Après quatre cours, à 12h35, la pause déjeuner débute. Les élèves sortent leur bento* et mangent froid le déjeuner préparé par leurs parents ou par l’établissement pour les internes. Quarante minutes plus tard, la pause se termine, les élèves disposent de cinq minutes pour rejoindre leur salle et reprendre leurs deux cours de l’après-midi.
* boîte à repas
À 15h10, les cours se terminent et les professeurs principaux rejoignent à nouveau leur classe pour un SHR de cinq minutes afin de faire le bilan de la journée. C’est donc à 15h15 que retentit la dernière sonnerie. Une poignée d’élèves restent quelques minutes dans la salle pour le nettoyage quotidien : effacer proprement le tableau et balayer la salle.
Pour les élèves, c’est ensuite le moment de rentrer chez soi, de rejoindre un club scolaire (sport, cérémonie du thé, lecture…) ou de partir au travail, nombreux sont les jeunes de plus de 16 ans à avoir un travail à temps partiel dans une supérette, par exemple.
50 minutes « inside a course »
Durant cette semaine, Monsieur Falsone a pu assister à différents cours.
En cours de paysagisme en classe de seconde, les élèves, en tenue de sécurité, ont travaillé en groupe sur des parcelles qu’ils devaient décorer en suivant certaines recommandations. Les plus belles parcelles sont ensuite reproduites pour décorer le lycée lors de sa fête annuelle, le festival d’été.
En cours de paysagisme en classe de première, les élèves coupaient des petits rondins de bois à la scie afin de créer des décorations pour le festival d’été.
En cours de musique en première, alors que les matières artistiques sont moins développées dans nos lycées, au Japon, les arts restent présents dans le cursus lycéen. Ainsi, Monsieur Falsone a pu assister à un cours de musique, axé sur le chant. Le professeur jouait du piano et les élèves chantaient des chansons japonaises. Dans une deuxième partie, les élèves avaient préparé un petit événement musical pour leur hôte français. Ils ont chanté l’hymne de leur école ainsi que quelques autres chansons. Chaque école, de la maternelle au lycée, possède son propre hymne.
Les élèves de terminale apprenaient la programmation HTML en cours d’informatique. Ils réalisaient des pages web simples.
Les jeunes de seconde étudiaient en cours de japonais les « Waka », une forme de poésie. Cela ressemblait d’abord à un cours magistral : le professeur expliquait comment composer des wakas, les élèves écoutaient et prenaient en note ce que disait le professeur. Ensuite, les élèves se sont exercés et la participation s’est faite plus active, rendant le cours très similaire à un cours français.

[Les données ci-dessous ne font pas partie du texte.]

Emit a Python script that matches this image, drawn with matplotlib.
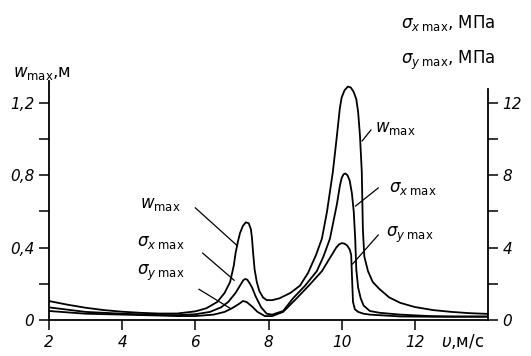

Pour l’occasion de la venue de Monsieur Falsone, le professeur d’anglais avait préparé avec ses élèves de terminale une présentation simple pour chacun d’entre eux. Le cours lui-même se passait uniquement à l’oral, sans prise de notes, et le professeur et l’assistant de langue avaient très souvent recours au japonais pour aider les élèves à suivre. Monsieur Falsone leur parlait en anglais, mais une traduction quasi systématique était réalisée par l’un ou l’autre. Un autre professeur a indiqué qu’il procédait tout autrement, il axait son enseignement sur la grammaire et proposait de petits tests sous forme d’exercices à la fin de chaque cours pour évaluer les élèves.

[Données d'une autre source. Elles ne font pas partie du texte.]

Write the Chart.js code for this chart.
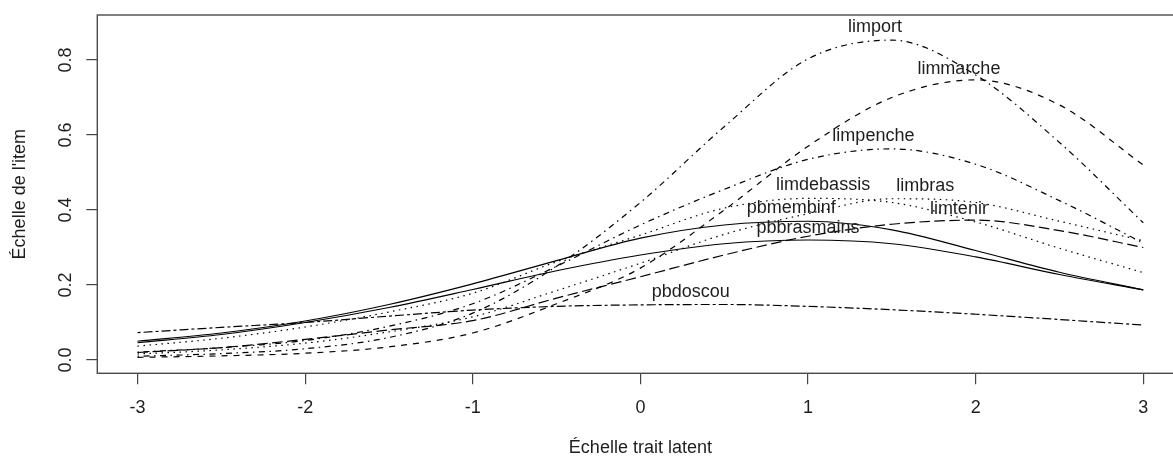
<!DOCTYPE html>
<html>
<head>
<meta charset="utf-8">
<script src="https://cdn.jsdelivr.net/npm/chart.js@4.4.0/dist/chart.umd.min.js"></script>
<style>
  html, body { margin: 0; padding: 0; background: #fff; overflow: hidden; }
  #wrap { width: 1200px; height: 459px; }
</style>
</head>
<body>
<div id="wrap"><canvas id="chart" width="1200" height="459"></canvas></div>
<script>
// Latent trait grid (x)
const theta = [-3, -2.5, -2, -1.5, -1, -0.5, 0, 0.5, 1, 1.5, 2, 2.5, 3];

// Item information curves
const limport     = [0.010, 0.017, 0.030, 0.060, 0.125, 0.250, 0.420, 0.622, 0.803, 0.853, 0.760, 0.580, 0.366];
const limmarche   = [0.007, 0.011, 0.018, 0.035, 0.072, 0.150, 0.245, 0.400, 0.570, 0.700, 0.747, 0.680, 0.520];
const limpenche   = [0.021, 0.033, 0.052, 0.090, 0.150, 0.250, 0.360, 0.455, 0.535, 0.563, 0.522, 0.425, 0.312];
const limdebassis = [0.037, 0.058, 0.088, 0.128, 0.178, 0.262, 0.333, 0.405, 0.431, 0.420, 0.368, 0.298, 0.233];
const limbras     = [0.016, 0.027, 0.045, 0.075, 0.115, 0.185, 0.258, 0.335, 0.390, 0.430, 0.420, 0.370, 0.318];
const limtenir    = [0.020, 0.033, 0.055, 0.080, 0.105, 0.165, 0.222, 0.280, 0.330, 0.362, 0.373, 0.345, 0.300];
const pbmembinf   = [0.050, 0.072, 0.104, 0.148, 0.203, 0.265, 0.325, 0.360, 0.370, 0.347, 0.292, 0.234, 0.187];
const pbbrasmains = [0.046, 0.068, 0.100, 0.140, 0.188, 0.238, 0.280, 0.310, 0.320, 0.310, 0.275, 0.228, 0.187];
const pbdoscou    = [0.073, 0.087, 0.100, 0.117, 0.133, 0.143, 0.147, 0.148, 0.143, 0.134, 0.122, 0.108, 0.093];

// Item names and where their label sits (peak of each curve)
const itemNames = ['limport', 'limmarche', 'limpenche', 'limdebassis', 'limbras', 'limtenir', 'pbmembinf', 'pbbrasmains', 'pbdoscou'];
const labelX = [1.40, 1.90, 1.39, 1.09, 1.70, 1.90, 0.90, 1.00, 0.30];
const labelY = [0.852, 0.742, 0.562, 0.432, 0.430, 0.369, 0.370, 0.318, 0.146];

// Axis ticks
const xTicks = [-3, -2, -1, 0, 1, 2, 3];
const yTicks = [0, 0.2, 0.4, 0.6, 0.8];

// R line types
const lty = {
  solid: [],
  dashed: [6, 6],
  dotted: [1.5, 4.5],
  dotdash: [1.5, 4.5, 6, 4.5],
  longdash: [10.5, 4.5],
  twodash: [3, 3, 9, 3],
};

const curves = [
  [limport, lty.dotdash],
  [limmarche, lty.dashed],
  [limpenche, lty.dotdash],
  [limdebassis, lty.dotted],
  [limbras, lty.dotted],
  [limtenir, lty.longdash],
  [pbmembinf, lty.solid],
  [pbbrasmains, lty.solid],
  [pbdoscou, lty.twodash],
];

const FONT = "'Liberation Sans', Arial, Helvetica, sans-serif";
Chart.defaults.font.family = FONT;
Chart.defaults.font.size = 18;
Chart.defaults.color = '#1e1e1e';

// box round the plot, rotated y labels and item names
const rPlot = {
  id: 'rPlot',
  afterDraw(chart) {
    const { ctx, chartArea: a, scales: { x, y } } = chart;
    ctx.save();
    ctx.strokeStyle = '#4a4a4a';
    ctx.lineWidth = 1.4;
    ctx.strokeRect(a.left, a.top, a.right - a.left, a.bottom - a.top);

    ctx.fillStyle = '#1e1e1e';
    ctx.font = '18px ' + FONT;
    ctx.textAlign = 'center';
    ctx.textBaseline = 'middle';
    yTicks.forEach((v) => {
      ctx.save();
      ctx.translate(66, y.getPixelForValue(v));
      ctx.rotate(-Math.PI / 2);
      ctx.fillText(v.toFixed(1), 0, 0);
      ctx.restore();
    });

    itemNames.forEach((name, i) => {
      ctx.fillText(name, x.getPixelForValue(labelX[i]), y.getPixelForValue(labelY[i]) - 13);
    });
    ctx.restore();
  },
};

new Chart(document.getElementById('chart'), {
  type: 'line',
  data: {
    datasets: curves.map(([values, dash], i) => ({
      label: itemNames[i],
      data: theta.map((t, j) => ({ x: t, y: values[j] })),
      borderColor: '#000',
      borderWidth: 1.2,
      borderDash: dash,
      pointRadius: 0,
      cubicInterpolationMode: 'monotone',
      fill: false,
    })),
  },
  options: {
    responsive: false,
    animation: false,
    layout: { padding: { top: 15, right: 16.5, left: 0, bottom: 0 } },
    scales: {
      x: {
        type: 'linear',
        min: -3.24,
        max: 3.24,
        afterBuildTicks: (s) => { s.ticks = xTicks.map((v) => ({ value: v })); },
        afterFit: (s) => { s.height = 85.7; },
        grid: { drawOnChartArea: false, tickLength: 11, color: '#444', lineWidth: 1.2 },
        border: { display: false },
        ticks: { padding: 13, color: '#1e1e1e', callback: (v) => String(v) },
        title: { display: true, text: 'Échelle trait latent', padding: { top: 0, bottom: 0 } },
      },
      y: {
        type: 'linear',
        min: -0.0355,
        max: 0.92,
        afterBuildTicks: (s) => { s.ticks = yTicks.map((v) => ({ value: v })); },
        afterFit: (s) => { s.width = 97.3; },
        grid: { drawOnChartArea: false, tickLength: 11, color: '#444', lineWidth: 1.2 },
        border: { display: false },
        ticks: { display: false },
        title: { display: true, text: "Échelle de l'item", padding: { top: 9, bottom: 0 } },
      },
    },
    plugins: {
      legend: { display: false },
      tooltip: { enabled: false },
    },
  },
  plugins: [rPlot],
});
</script>
</body>
</html>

Observations sur l’anglais et la gestion administrative
Concernant l’anglais, il est important de noter que la liberté pédagogique des professeurs est largement respectée. Bien qu’il existe des programmes nationaux définis par le Ministère de l’Éducation, de la Culture, des Sports, des Sciences et de la Technologie (MEXT), l’anglais n’étant pas évalué par un test national normé en fin de lycée, chaque enseignant dispose d’une autonomie significative quant à ses méthodes d’enseignement et au choix des activités. Le gouvernement n’intervient donc pas directement dans les pratiques pédagogiques quotidiennes.
Sur l’aspect plus administratif, les lycées sont gérés par les départements japonais. Les professeurs sont payés par le département et non par l’État. Aussi, leur certification n’est valable que dans le département en question ; s’ils souhaitent déménager dans une autre région, ils doivent repasser la certification.

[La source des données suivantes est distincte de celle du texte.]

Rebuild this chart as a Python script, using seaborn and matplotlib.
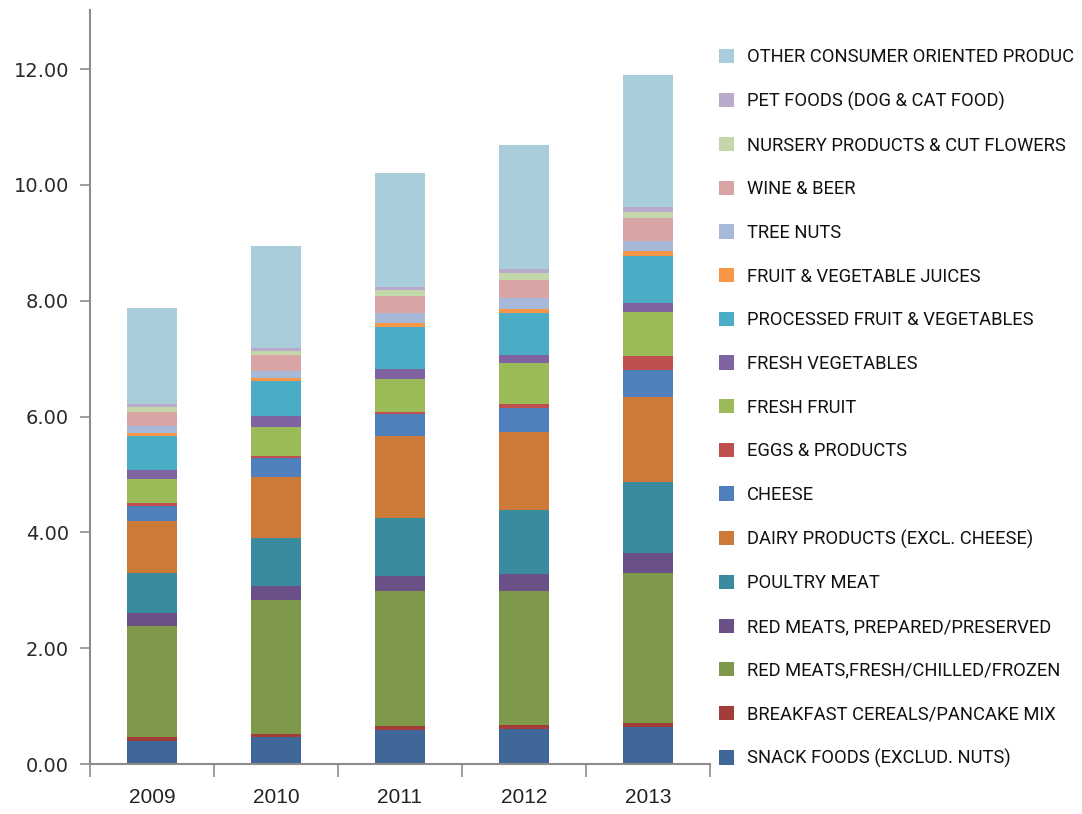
import matplotlib
matplotlib.use("Agg")
import matplotlib.pyplot as plt
from matplotlib.patches import Patch
from matplotlib.ticker import FixedLocator
import seaborn as sns
import pandas as pd

years = [2009, 2010, 2011, 2012, 2013]

categories = [
    "SNACK FOODS (EXCLUD. NUTS)",
    "BREAKFAST CEREALS/PANCAKE MIX",
    "RED MEATS,FRESH/CHILLED/FROZEN",
    "RED MEATS, PREPARED/PRESERVED",
    "POULTRY MEAT",
    "DAIRY PRODUCTS (EXCL. CHEESE)",
    "CHEESE",
    "EGGS & PRODUCTS",
    "FRESH FRUIT",
    "FRESH VEGETABLES",
    "PROCESSED FRUIT & VEGETABLES",
    "FRUIT & VEGETABLE JUICES",
    "TREE NUTS",
    "WINE & BEER",
    "NURSERY PRODUCTS & CUT FLOWERS",
    "PET FOODS (DOG & CAT FOOD)",
    "OTHER CONSUMER ORIENTED PRODUC",
]

snack      = [0.40, 0.46, 0.59, 0.61, 0.64]
breakfast  = [0.06, 0.06, 0.06, 0.07, 0.06]
red_fresh  = [1.93, 2.31, 2.34, 2.30, 2.60]
red_prep   = [0.21, 0.24, 0.26, 0.30, 0.35]
poultry    = [0.69, 0.84, 1.00, 1.11, 1.22]
dairy      = [0.91, 1.04, 1.42, 1.34, 1.46]
cheese     = [0.25, 0.34, 0.37, 0.41, 0.47]
eggs       = [0.05, 0.03, 0.04, 0.08, 0.24]
fresh_fru  = [0.42, 0.50, 0.57, 0.70, 0.76]
fresh_veg  = [0.16, 0.19, 0.17, 0.15, 0.16]
processed  = [0.58, 0.61, 0.72, 0.71, 0.82]
juices     = [0.06, 0.05, 0.08, 0.07, 0.08]
tree_nuts  = [0.11, 0.12, 0.16, 0.19, 0.17]
wine_beer  = [0.25, 0.28, 0.30, 0.32, 0.39]
nursery    = [0.09, 0.07, 0.11, 0.11, 0.12]
pet_foods  = [0.05, 0.04, 0.04, 0.07, 0.08]
other      = [1.65, 1.77, 1.98, 2.15, 2.28]

series = [snack, breakfast, red_fresh, red_prep, poultry, dairy, cheese, eggs,
          fresh_fru, fresh_veg, processed, juices, tree_nuts, wine_beer,
          nursery, pet_foods, other]

colors = ["#3F6899", "#A23D3A", "#7E994A", "#6A5087", "#3A8AA0", "#CC7A38",
          "#4F80BC", "#C0504D", "#9BBB59", "#8064A2", "#4BACC6", "#F79646",
          "#A7B9D9", "#D9A5A4", "#C4D7AA", "#B9AACB", "#A9CDDB"]

y_ticks = [0, 2, 4, 6, 8, 10, 12]

rows = []
for cat, vals in zip(categories, series):
    for yr, v in zip(years, vals):
        rows.append({"year": yr, "category": cat, "value": v})
df = pd.DataFrame(rows)

sns.set_theme(style="white")
plt.rcParams["font.family"] = ["DejaVu Sans"]

fig = plt.figure(figsize=(10.82, 8.14), dpi=100)
ax = fig.add_axes([90 / 1082, 1 - 764 / 814, 620 / 1082, 754 / 814])

palette = dict(zip(categories, colors))
sns.histplot(data=df, x="year", weights="value", hue="category",
             hue_order=categories[::-1], palette=palette, multiple="stack",
             discrete=True, shrink=0.4, alpha=1, linewidth=0, legend=False, ax=ax)

ax.set_xlim(2008.5, 2013.5)
ax.set_ylim(0, 13.02)
ax.set_xlabel("")
ax.set_ylabel("")

ax.set_xticks(years)
ax.set_xticklabels([str(y) for y in years], family="Liberation Sans", fontsize=15, color="#222222")
ax.xaxis.set_minor_locator(FixedLocator([2008.5 + i for i in range(6)]))
ax.tick_params(axis="x", which="major", length=0, pad=17)
ax.tick_params(axis="x", which="minor", length=9, width=1.2, color="#8C8C8C", direction="out", bottom=True)

ax.set_yticks(y_ticks)
ax.set_yticklabels([f"{v:.2f}" for v in y_ticks], fontsize=14, color="#2A2A2A")
ax.tick_params(axis="y", which="major", length=7, width=1.2, color="#8C8C8C", direction="out", left=True, pad=8)

for s in ["top", "right"]:
    ax.spines[s].set_visible(False)
for s in ["left", "bottom"]:
    ax.spines[s].set_color("#8C8C8C")
    ax.spines[s].set_linewidth(1.5)
ax.grid(False)

handles = [Patch(facecolor=c, edgecolor="none") for c in colors][::-1]
labels = categories[::-1]
fig.legend(handles, labels, loc="upper left", bbox_to_anchor=(719 / 1082, 1 - 48 / 814),
           frameon=False, prop={"family": ["Roboto", "DejaVu Sans"], "size": 13.2},
           handlelength=0.82, handleheight=0.82, handletextpad=0.72,
           labelspacing=1.40, borderpad=0, borderaxespad=0, labelcolor="#111111")

fig.savefig("out.png", dpi=100)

Le « petit marché » de l’école
L’école vend tous les vendredis sa production. Ce jour-là, ils vendaient asperges, fraises, riz, saucisses, glaces, œufs, pieds de tomate et fleurs. Même si les quantités sont faibles, les prix sont très attractifs, ce qui assure une clientèle régulière. Les élèves, encadrés par les professeurs, présentent et vendent eux-mêmes les produits. Ils gèrent la caisse et accueillent les clients.
Redorer la place des fleurs
L’enseignement français a pu remarquer qu’en effet, seules les personnes les plus âgées avaient acheté des fleurs.
Le Japon, et particulièrement cette école, cherche à répondre à une problématique importante : comment attirer à nouveau les Japonais vers les fleurs ?
La clientèle de ce domaine est vieillissante et l’établissement cherche à attirer les jeunes. C’est sur ce sujet qu’ils souhaitent développer la coopération internationale avec des partenaires français, afin de trouver des pistes marketing pour attirer les nouvelles générations vers l’achat de fleurs.